### Stated exercise
Extract, exactly, the lines from the line containing "Reproduce this chart with Apache ECharts." to the line containing "</script></body></html>", with both lines included and any pictures left out.

### Extracted data
....................

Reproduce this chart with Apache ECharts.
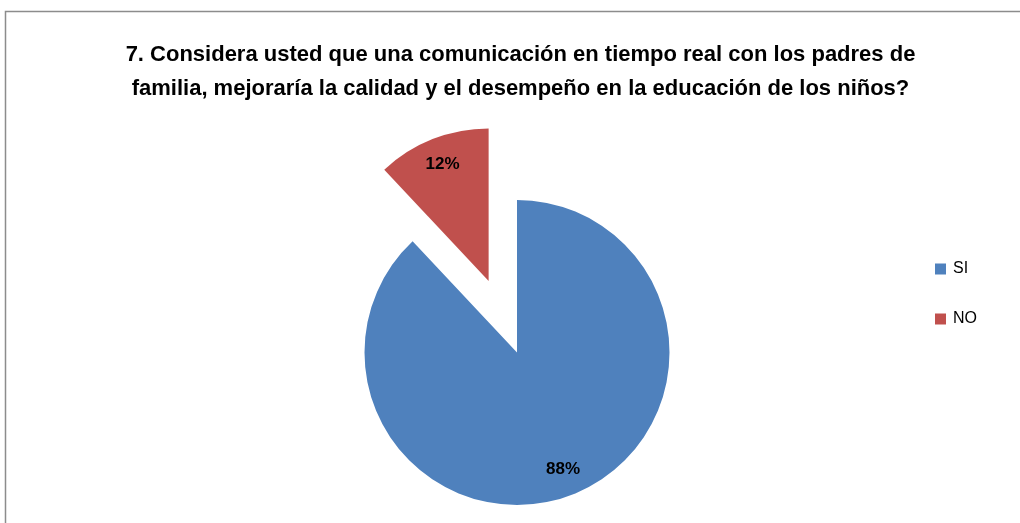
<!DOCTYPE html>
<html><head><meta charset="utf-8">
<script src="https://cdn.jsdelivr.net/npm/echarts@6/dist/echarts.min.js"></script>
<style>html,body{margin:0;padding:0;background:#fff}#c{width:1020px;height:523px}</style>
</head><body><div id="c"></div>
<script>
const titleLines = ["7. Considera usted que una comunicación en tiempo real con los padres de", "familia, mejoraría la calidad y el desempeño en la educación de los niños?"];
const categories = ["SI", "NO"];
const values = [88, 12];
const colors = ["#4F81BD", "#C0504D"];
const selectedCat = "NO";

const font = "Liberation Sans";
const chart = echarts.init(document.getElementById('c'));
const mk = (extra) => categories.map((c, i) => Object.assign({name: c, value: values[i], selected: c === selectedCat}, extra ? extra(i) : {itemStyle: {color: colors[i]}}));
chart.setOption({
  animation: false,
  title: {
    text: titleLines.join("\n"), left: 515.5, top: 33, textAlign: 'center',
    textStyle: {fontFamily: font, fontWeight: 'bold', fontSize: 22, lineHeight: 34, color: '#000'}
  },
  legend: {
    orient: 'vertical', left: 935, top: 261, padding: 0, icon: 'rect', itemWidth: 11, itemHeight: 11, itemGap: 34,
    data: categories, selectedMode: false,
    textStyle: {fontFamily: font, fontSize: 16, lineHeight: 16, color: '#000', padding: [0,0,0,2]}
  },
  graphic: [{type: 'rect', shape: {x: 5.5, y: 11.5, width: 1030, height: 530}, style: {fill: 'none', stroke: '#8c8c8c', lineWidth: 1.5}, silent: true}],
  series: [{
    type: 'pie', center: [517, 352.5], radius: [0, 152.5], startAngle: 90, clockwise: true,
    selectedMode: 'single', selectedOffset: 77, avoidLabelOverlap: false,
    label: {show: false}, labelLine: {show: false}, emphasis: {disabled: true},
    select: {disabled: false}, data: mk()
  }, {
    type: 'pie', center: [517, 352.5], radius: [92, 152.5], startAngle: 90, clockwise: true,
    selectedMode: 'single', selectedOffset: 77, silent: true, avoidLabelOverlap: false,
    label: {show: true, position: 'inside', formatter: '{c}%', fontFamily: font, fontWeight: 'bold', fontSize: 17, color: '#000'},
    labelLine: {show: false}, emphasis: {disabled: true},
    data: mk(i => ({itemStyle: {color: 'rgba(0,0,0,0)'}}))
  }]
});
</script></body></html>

....................

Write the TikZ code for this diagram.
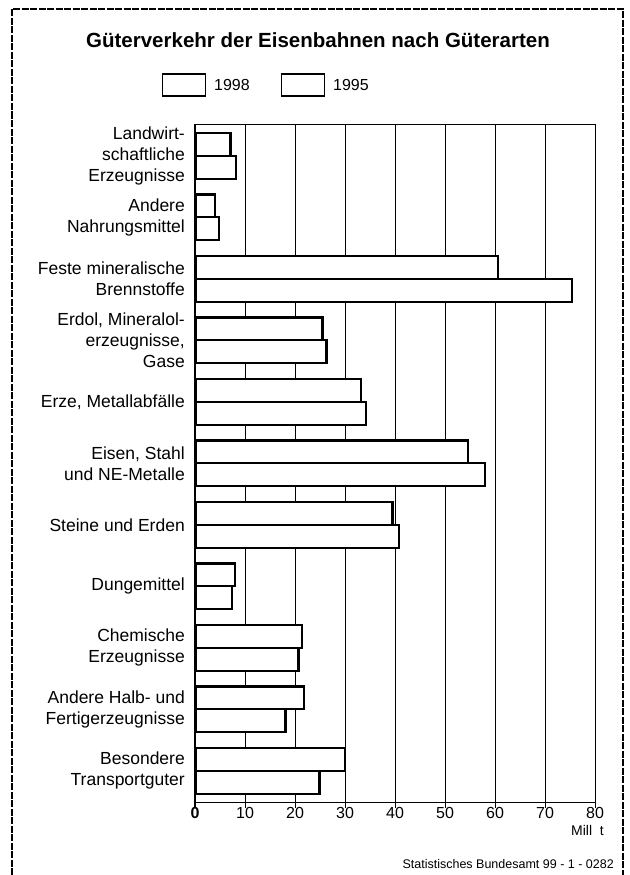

....................

### Exercise result
Reproduce this chart with Apache ECharts.
<!DOCTYPE html>
<html><head><meta charset="utf-8">
<script src="https://cdn.jsdelivr.net/npm/echarts@6/dist/echarts.min.js"></script>
<style>html,body{margin:0;padding:0;background:#fff}#c{width:1020px;height:523px}</style>
</head><body><div id="c"></div>
<script>
const titleLines = ["7. Considera usted que una comunicación en tiempo real con los padres de", "familia, mejoraría la calidad y el desempeño en la educación de los niños?"];
const categories = ["SI", "NO"];
const values = [88, 12];
const colors = ["#4F81BD", "#C0504D"];
const selectedCat = "NO";

const font = "Liberation Sans";
const chart = echarts.init(document.getElementById('c'));
const mk = (extra) => categories.map((c, i) => Object.assign({name: c, value: values[i], selected: c === selectedCat}, extra ? extra(i) : {itemStyle: {color: colors[i]}}));
chart.setOption({
  animation: false,
  title: {
    text: titleLines.join("\n"), left: 515.5, top: 33, textAlign: 'center',
    textStyle: {fontFamily: font, fontWeight: 'bold', fontSize: 22, lineHeight: 34, color: '#000'}
  },
  legend: {
    orient: 'vertical', left: 935, top: 261, padding: 0, icon: 'rect', itemWidth: 11, itemHeight: 11, itemGap: 34,
    data: categories, selectedMode: false,
    textStyle: {fontFamily: font, fontSize: 16, lineHeight: 16, color: '#000', padding: [0,0,0,2]}
  },
  graphic: [{type: 'rect', shape: {x: 5.5, y: 11.5, width: 1030, height: 530}, style: {fill: 'none', stroke: '#8c8c8c', lineWidth: 1.5}, silent: true}],
  series: [{
    type: 'pie', center: [517, 352.5], radius: [0, 152.5], startAngle: 90, clockwise: true,
    selectedMode: 'single', selectedOffset: 77, avoidLabelOverlap: false,
    label: {show: false}, labelLine: {show: false}, emphasis: {disabled: true},
    select: {disabled: false}, data: mk()
  }, {
    type: 'pie', center: [517, 352.5], radius: [92, 152.5], startAngle: 90, clockwise: true,
    selectedMode: 'single', selectedOffset: 77, silent: true, avoidLabelOverlap: false,
    label: {show: true, position: 'inside', formatter: '{c}%', fontFamily: font, fontWeight: 'bold', fontSize: 17, color: '#000'},
    labelLine: {show: false}, emphasis: {disabled: true},
    data: mk(i => ({itemStyle: {color: 'rgba(0,0,0,0)'}}))
  }]
});
</script></body></html>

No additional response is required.